I will say that, in looking for drives to purchase, the failure rate on some models of 3TB plus drives seems abnormally high. Backblaze however has done quite a bit of research on the matter: https://www.backblaze.com/blog/hard-drive-reliability-stats-for-q2-2015/

Long story short, avoid Seagate and look for HGST or WD, or Toshiba. I opted for Toshiba due to cost and the 3 year warranty. They'll be running a simple array from an IBM M5014 ServeRaid card purchased from ebay, and hooked into an ESXi host.

And using pcpartpicker to find the lowest cost drives both on the spinning and SSD side for the raw media costs (not factoring in redundancy and additional drives):

89.99 for 3TB of spinning disk
779.97 for 3TB of SSD (3 x 1TB at 259.99)

Now, if you're only planning to store a few TB, fine.

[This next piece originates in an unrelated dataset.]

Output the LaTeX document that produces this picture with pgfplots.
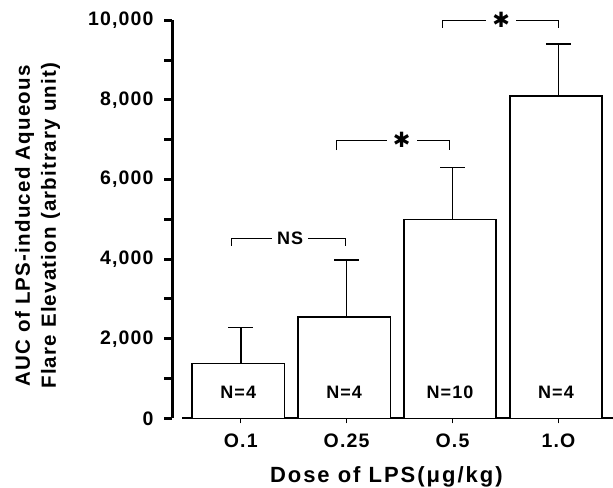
\documentclass[border=0pt]{standalone}
\usepackage{pgfplots}
\pgfplotsset{compat=1.18}
\usepackage{fontspec}
\setmainfont{Liberation Sans}[LetterSpace=6]
\newfontfamily\dejavu{DejaVu Sans}
\begin{document}
\begin{tikzpicture}
\begin{axis}[
  x=105.9pt, y=0.0398pt,
  xmin=-0.554, xmax=3.515, ymin=0, ymax=10000,
  axis x line*=bottom, axis y line*=left,
  axis y line shift=10pt,
  x axis line style={line width=2.2pt},
  y axis line style={line width=3pt},
  clip=false,
  xtick={0,1,2,3}, xticklabels={O.1,O.25,O.5,1.O},
  ytick={0,2000,4000,6000,8000,10000},
  minor ytick={1000,3000,5000,7000,9000},
  tick align=outside,
  major tick length=8pt, minor tick length=8pt,
  ytick style={line width=3pt, black},
  minor tick style={line width=3pt, black},
  xtick style={line width=1.5pt, black, /pgfplots/major tick length=5pt},
  scaled y ticks=false,
  /pgf/number format/1000 sep={,},
  /pgf/number format/assume math mode=true,
  tick label style={font=\bfseries\fontsize{19.5}{21}\selectfont},
  yticklabel style={xshift=-7pt},
  xticklabel style={yshift=-4pt},
  ylabel={AUC of LPS-induced Aqueous\\Flare Elevation (arbitrary unit)},
  ylabel style={at={(axis description cs:-0.335,0.484)}, anchor=center, align=center, font=\bfseries\fontsize{20.5}{26}\selectfont},
  xlabel={Dose of LPS(μg/kg)},
  xlabel style={at={(axis description cs:0.474,-0.1475)}, anchor=center, font=\bfseries\addfontfeature{LetterSpace=9}\fontsize{22}{24}\selectfont},
]
\addplot[ybar, bar width=0.87, bar shift=-2.5pt, fill=white, draw=black, line width=1.4pt,
  error bars/.cd, y dir=plus, y explicit,
  error bar style={line width=1.6pt, black},
  error mark options={rotate=90, mark size=12.5pt, line width=1.6pt, black}]
  coordinates {(0,1370) +- (0,910) (1,2550) +- (0,1425) (2,5000) +- (0,1300) (3,8100) +- (0,1310)};

\node[font=\bfseries\fontsize{18}{20}\selectfont, xshift=-2.5pt] at (axis cs:0,650) {N=4};
\node[font=\bfseries\fontsize{18}{20}\selectfont, xshift=-2.5pt] at (axis cs:1,650) {N=4};
\node[font=\bfseries\fontsize{18}{20}\selectfont, xshift=-2.5pt] at (axis cs:2,650) {N=10};
\node[font=\bfseries\fontsize{18}{20}\selectfont, xshift=-2.5pt] at (axis cs:3,650) {N=4};

\draw[line width=1pt] (axis cs:-0.085,4330) |- (axis cs:0.985,4530) -- (axis cs:0.985,4330);
\node[fill=white, inner xsep=5pt, inner ysep=1pt, font=\bfseries\fontsize{18}{20}\selectfont] at (axis cs:0.466,4530) {NS};
\draw[line width=1pt] (axis cs:0.90,6740) |- (axis cs:1.974,6992) -- (axis cs:1.974,6740);
\node[fill=white, inner xsep=6pt, inner ysep=1pt, font=\dejavu\bfseries\fontsize{21}{21}\selectfont] at (axis cs:1.52,6992) {✱};
\draw[line width=1pt] (axis cs:1.904,9810) |- (axis cs:3.0,10000) -- (axis cs:3.0,9810);
\node[fill=white, inner xsep=6pt, inner ysep=1pt, font=\dejavu\bfseries\fontsize{21}{21}\selectfont] at (axis cs:2.458,10000) {✱};

\coordinate (TL) at (axis cs:-2.273,10510);
\coordinate (BR) at (axis cs:3.515,-1726);
\end{axis}
\pgfresetboundingbox
\path[use as bounding box] (TL) rectangle (BR);
\end{tikzpicture}
\end{document}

But is it really worth 8 times the cost?

SSDs are vital when you're talking about:
* Production workloads
* End user experience (in desktops and such, they're a game changer)
* Reboot times

But for a NAS? Unless you're running a workload against it with constantly changes bits and massive reads across a 10 Gig network, you're wasting a significant amount of cash for minimal benefit.

I dunno if they make end-user software that could use SSD as cache for tiering and such, but if you do consider going that type of route, you'd be best to look for SLC SSD (this would be the only reason to put SSD in a NAS):

http://www.computerweekly.com/feature/MLC-vs-SLC-Which-flash-SSD-is-right-for-you

And with that, you'd only new a disk or two depending upon how the platform uses it.